SET PROBLEM. Write every line out verbatim and omit the pictures.

ROWS.

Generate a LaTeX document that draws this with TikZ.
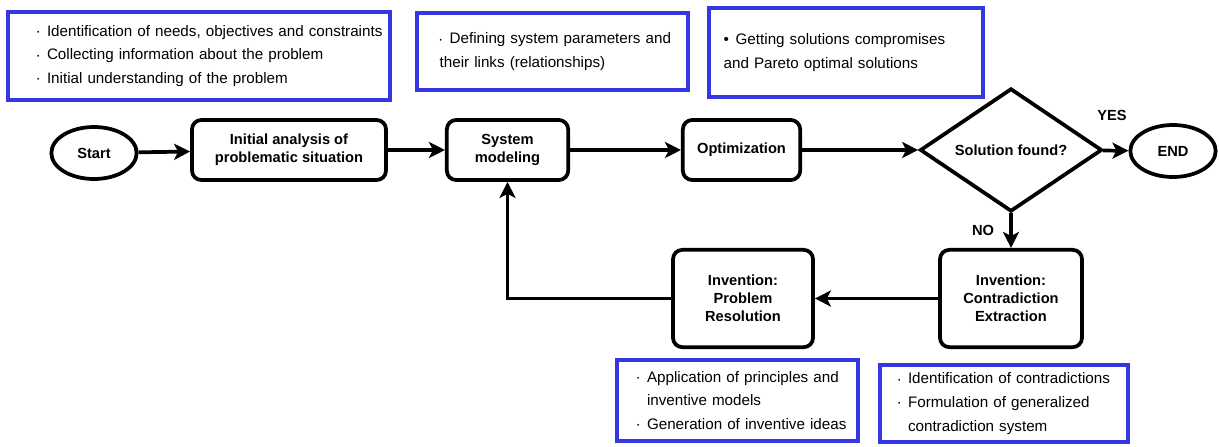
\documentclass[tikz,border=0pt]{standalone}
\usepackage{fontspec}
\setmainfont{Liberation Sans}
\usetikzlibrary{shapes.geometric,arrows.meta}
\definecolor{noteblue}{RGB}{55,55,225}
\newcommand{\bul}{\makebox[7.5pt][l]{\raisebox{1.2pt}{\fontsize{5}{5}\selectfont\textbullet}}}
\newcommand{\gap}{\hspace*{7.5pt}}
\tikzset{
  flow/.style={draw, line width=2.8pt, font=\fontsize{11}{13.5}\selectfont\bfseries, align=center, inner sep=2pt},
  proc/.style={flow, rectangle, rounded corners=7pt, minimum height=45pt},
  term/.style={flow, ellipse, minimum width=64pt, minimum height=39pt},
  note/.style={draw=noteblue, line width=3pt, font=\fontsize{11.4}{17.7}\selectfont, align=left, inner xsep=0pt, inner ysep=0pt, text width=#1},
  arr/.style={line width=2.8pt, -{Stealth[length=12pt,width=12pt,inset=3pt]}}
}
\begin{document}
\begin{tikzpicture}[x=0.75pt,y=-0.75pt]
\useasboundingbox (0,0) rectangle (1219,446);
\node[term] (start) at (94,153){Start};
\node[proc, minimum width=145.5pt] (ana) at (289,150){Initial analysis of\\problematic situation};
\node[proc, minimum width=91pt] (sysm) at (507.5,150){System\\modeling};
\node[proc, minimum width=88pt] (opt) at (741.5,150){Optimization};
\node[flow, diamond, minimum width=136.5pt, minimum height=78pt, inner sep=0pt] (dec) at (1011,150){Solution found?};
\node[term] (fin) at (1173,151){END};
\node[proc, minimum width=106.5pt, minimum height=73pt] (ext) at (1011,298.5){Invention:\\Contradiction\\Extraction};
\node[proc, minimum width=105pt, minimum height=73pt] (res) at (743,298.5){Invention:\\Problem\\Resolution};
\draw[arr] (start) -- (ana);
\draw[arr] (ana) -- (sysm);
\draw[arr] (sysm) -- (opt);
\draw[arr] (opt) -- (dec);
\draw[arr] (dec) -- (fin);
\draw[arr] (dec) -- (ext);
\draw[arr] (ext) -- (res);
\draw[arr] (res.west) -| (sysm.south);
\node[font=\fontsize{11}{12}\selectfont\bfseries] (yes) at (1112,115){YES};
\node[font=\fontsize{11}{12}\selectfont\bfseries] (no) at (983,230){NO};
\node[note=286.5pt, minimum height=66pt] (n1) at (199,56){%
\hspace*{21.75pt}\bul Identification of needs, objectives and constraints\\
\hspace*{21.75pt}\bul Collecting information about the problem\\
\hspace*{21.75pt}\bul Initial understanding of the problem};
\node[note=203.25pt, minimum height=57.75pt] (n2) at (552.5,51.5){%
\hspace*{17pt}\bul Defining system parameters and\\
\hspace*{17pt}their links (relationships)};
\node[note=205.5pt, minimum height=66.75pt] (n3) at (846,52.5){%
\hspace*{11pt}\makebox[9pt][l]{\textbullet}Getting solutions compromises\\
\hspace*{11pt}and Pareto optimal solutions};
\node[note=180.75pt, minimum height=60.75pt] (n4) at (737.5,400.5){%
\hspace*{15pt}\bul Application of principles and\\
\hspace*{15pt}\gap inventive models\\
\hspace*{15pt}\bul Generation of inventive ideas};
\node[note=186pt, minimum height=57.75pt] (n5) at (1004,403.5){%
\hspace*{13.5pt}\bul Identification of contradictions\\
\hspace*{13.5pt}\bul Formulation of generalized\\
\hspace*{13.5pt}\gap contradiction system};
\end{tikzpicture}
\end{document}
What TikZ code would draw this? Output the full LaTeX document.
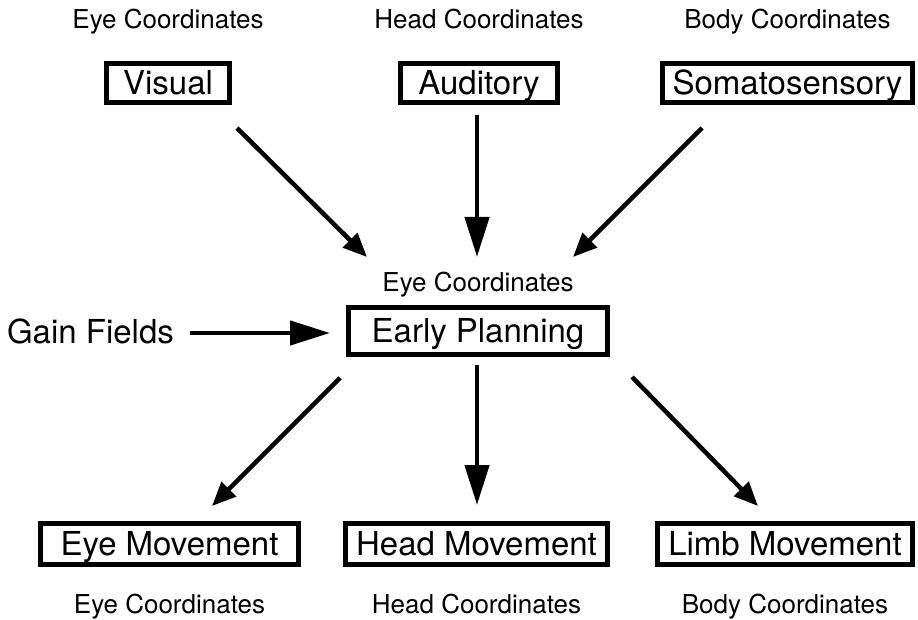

CORRECT OUTPUT.
Generate a LaTeX document that draws this with TikZ.
\documentclass[tikz,border=0pt]{standalone}
\usepackage{fontspec}
\setmainfont{Liberation Sans}
\usetikzlibrary{shapes.geometric,arrows.meta}
\definecolor{noteblue}{RGB}{55,55,225}
\newcommand{\bul}{\makebox[7.5pt][l]{\raisebox{1.2pt}{\fontsize{5}{5}\selectfont\textbullet}}}
\newcommand{\gap}{\hspace*{7.5pt}}
\tikzset{
  flow/.style={draw, line width=2.8pt, font=\fontsize{11}{13.5}\selectfont\bfseries, align=center, inner sep=2pt},
  proc/.style={flow, rectangle, rounded corners=7pt, minimum height=45pt},
  term/.style={flow, ellipse, minimum width=64pt, minimum height=39pt},
  note/.style={draw=noteblue, line width=3pt, font=\fontsize{11.4}{17.7}\selectfont, align=left, inner xsep=0pt, inner ysep=0pt, text width=#1},
  arr/.style={line width=2.8pt, -{Stealth[length=12pt,width=12pt,inset=3pt]}}
}
\begin{document}
\begin{tikzpicture}[x=0.75pt,y=-0.75pt]
\useasboundingbox (0,0) rectangle (1219,446);
\node[term] (start) at (94,153){Start};
\node[proc, minimum width=145.5pt] (ana) at (289,150){Initial analysis of\\problematic situation};
\node[proc, minimum width=91pt] (sysm) at (507.5,150){System\\modeling};
\node[proc, minimum width=88pt] (opt) at (741.5,150){Optimization};
\node[flow, diamond, minimum width=136.5pt, minimum height=78pt, inner sep=0pt] (dec) at (1011,150){Solution found?};
\node[term] (fin) at (1173,151){END};
\node[proc, minimum width=106.5pt, minimum height=73pt] (ext) at (1011,298.5){Invention:\\Contradiction\\Extraction};
\node[proc, minimum width=105pt, minimum height=73pt] (res) at (743,298.5){Invention:\\Problem\\Resolution};
\draw[arr] (start) -- (ana);
\draw[arr] (ana) -- (sysm);
\draw[arr] (sysm) -- (opt);
\draw[arr] (opt) -- (dec);
\draw[arr] (dec) -- (fin);
\draw[arr] (dec) -- (ext);
\draw[arr] (ext) -- (res);
\draw[arr] (res.west) -| (sysm.south);
\node[font=\fontsize{11}{12}\selectfont\bfseries] (yes) at (1112,115){YES};
\node[font=\fontsize{11}{12}\selectfont\bfseries] (no) at (983,230){NO};
\node[note=286.5pt, minimum height=66pt] (n1) at (199,56){%
\hspace*{21.75pt}\bul Identification of needs, objectives and constraints\\
\hspace*{21.75pt}\bul Collecting information about the problem\\
\hspace*{21.75pt}\bul Initial understanding of the problem};
\node[note=203.25pt, minimum height=57.75pt] (n2) at (552.5,51.5){%
\hspace*{17pt}\bul Defining system parameters and\\
\hspace*{17pt}their links (relationships)};
\node[note=205.5pt, minimum height=66.75pt] (n3) at (846,52.5){%
\hspace*{11pt}\makebox[9pt][l]{\textbullet}Getting solutions compromises\\
\hspace*{11pt}and Pareto optimal solutions};
\node[note=180.75pt, minimum height=60.75pt] (n4) at (737.5,400.5){%
\hspace*{15pt}\bul Application of principles and\\
\hspace*{15pt}\gap inventive models\\
\hspace*{15pt}\bul Generation of inventive ideas};
\node[note=186pt, minimum height=57.75pt] (n5) at (1004,403.5){%
\hspace*{13.5pt}\bul Identification of contradictions\\
\hspace*{13.5pt}\bul Formulation of generalized\\
\hspace*{13.5pt}\gap contradiction system};
\end{tikzpicture}
\end{document}
What TikZ code would draw this? Output the full LaTeX document.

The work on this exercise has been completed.